## WRITTEN TASK
Write out the data again exactly, skipping every picture.

## DATA EXTRACT
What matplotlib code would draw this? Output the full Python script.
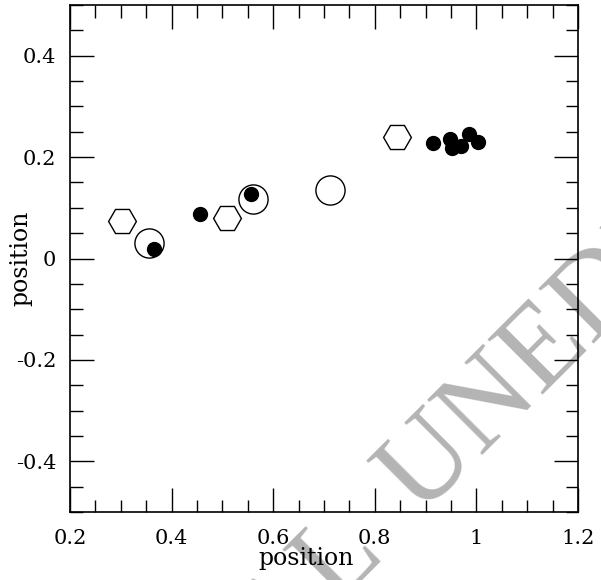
import numpy as np
import matplotlib
matplotlib.use("Agg")
import matplotlib.pyplot as plt
from matplotlib.ticker import MultipleLocator

# open hexagons
hex_x = [0.302, 0.509, 0.844]
hex_y = [0.074, 0.080, 0.240]

# open circles
ring_x = [0.356, 0.560, 0.712]
ring_y = [0.031, 0.117, 0.135]

# filled dots
dot_x = [0.365, 0.456, 0.556, 0.915, 0.948, 0.952, 0.970, 0.985, 1.003]
dot_y = [0.019, 0.088, 0.127, 0.228, 0.236, 0.218, 0.222, 0.246, 0.230]

plt.rcParams['font.family'] = 'DejaVu Serif'

fig = plt.figure(figsize=(6.01, 5.80), dpi=100)
ax = fig.add_axes([70 / 601, 1 - 512 / 580, 508 / 601, 507 / 580])
ax.patch.set_facecolor('none')

ax.plot(hex_x, hex_y, 'H', ms=20, mfc='none', mec='black', mew=1.0)
ax.plot(ring_x, ring_y, 'o', ms=21, mfc='none', mec='black', mew=1.0)
ax.plot(dot_x, dot_y, 'o', ms=10, mfc='black', mec='black')

ax.set_xlim(0.2, 1.2)
ax.set_ylim(-0.5, 0.5)
ax.xaxis.set_major_locator(MultipleLocator(0.2))
ax.xaxis.set_minor_locator(MultipleLocator(0.05))
ax.yaxis.set_major_locator(MultipleLocator(0.2))
ax.yaxis.set_minor_locator(MultipleLocator(0.05))
ax.tick_params(which='both', direction='in', top=True, right=True, width=1.0, labelsize=15)
ax.tick_params(which='major', length=17)
ax.tick_params(which='minor', length=9)
ax.tick_params(axis='x', which='major', pad=12)
ax.tick_params(axis='y', which='major', pad=10)

def fmt(v, pos):
    return '%g' % round(v, 3)

ax.xaxis.set_major_formatter(plt.FuncFormatter(fmt))
ax.yaxis.set_major_formatter(plt.FuncFormatter(fmt))
for sp in ax.spines.values():
    sp.set_linewidth(1.2)

ax.set_xlabel('position', fontsize=17)
ax.xaxis.set_label_coords((306 - 70) / 508, -35 / 507)
ax.set_ylabel('position', fontsize=17)
ax.yaxis.set_label_coords(-38 / 508, 0.5)

# watermark
wm = dict(rotation=45, rotation_mode='anchor', va='baseline', color='#b4b4b4',
          fontsize=85, family='Liberation Serif', zorder=-1)
fig.text(385 / 601, 1 - 552 / 580, 'ORIGINAL', ha='right', **wm)
fig.text(420 / 601, 1 - 517 / 580, 'UNEDITED MANUSCRIPT', ha='left', **wm)

fig.savefig('out.png', dpi=100)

## FINISHED EXERCISE
What matplotlib code would draw this? Output the full Python script.
import numpy as np
import matplotlib
matplotlib.use("Agg")
import matplotlib.pyplot as plt
from matplotlib.ticker import MultipleLocator

# open hexagons
hex_x = [0.302, 0.509, 0.844]
hex_y = [0.074, 0.080, 0.240]

# open circles
ring_x = [0.356, 0.560, 0.712]
ring_y = [0.031, 0.117, 0.135]

# filled dots
dot_x = [0.365, 0.456, 0.556, 0.915, 0.948, 0.952, 0.970, 0.985, 1.003]
dot_y = [0.019, 0.088, 0.127, 0.228, 0.236, 0.218, 0.222, 0.246, 0.230]

plt.rcParams['font.family'] = 'DejaVu Serif'

fig = plt.figure(figsize=(6.01, 5.80), dpi=100)
ax = fig.add_axes([70 / 601, 1 - 512 / 580, 508 / 601, 507 / 580])
ax.patch.set_facecolor('none')

ax.plot(hex_x, hex_y, 'H', ms=20, mfc='none', mec='black', mew=1.0)
ax.plot(ring_x, ring_y, 'o', ms=21, mfc='none', mec='black', mew=1.0)
ax.plot(dot_x, dot_y, 'o', ms=10, mfc='black', mec='black')

ax.set_xlim(0.2, 1.2)
ax.set_ylim(-0.5, 0.5)
ax.xaxis.set_major_locator(MultipleLocator(0.2))
ax.xaxis.set_minor_locator(MultipleLocator(0.05))
ax.yaxis.set_major_locator(MultipleLocator(0.2))
ax.yaxis.set_minor_locator(MultipleLocator(0.05))
ax.tick_params(which='both', direction='in', top=True, right=True, width=1.0, labelsize=15)
ax.tick_params(which='major', length=17)
ax.tick_params(which='minor', length=9)
ax.tick_params(axis='x', which='major', pad=12)
ax.tick_params(axis='y', which='major', pad=10)

def fmt(v, pos):
    return '%g' % round(v, 3)

ax.xaxis.set_major_formatter(plt.FuncFormatter(fmt))
ax.yaxis.set_major_formatter(plt.FuncFormatter(fmt))
for sp in ax.spines.values():
    sp.set_linewidth(1.2)

ax.set_xlabel('position', fontsize=17)
ax.xaxis.set_label_coords((306 - 70) / 508, -35 / 507)
ax.set_ylabel('position', fontsize=17)
ax.yaxis.set_label_coords(-38 / 508, 0.5)

# watermark
wm = dict(rotation=45, rotation_mode='anchor', va='baseline', color='#b4b4b4',
          fontsize=85, family='Liberation Serif', zorder=-1)
fig.text(385 / 601, 1 - 552 / 580, 'ORIGINAL', ha='right', **wm)
fig.text(420 / 601, 1 - 517 / 580, 'UNEDITED MANUSCRIPT', ha='left', **wm)

fig.savefig('out.png', dpi=100)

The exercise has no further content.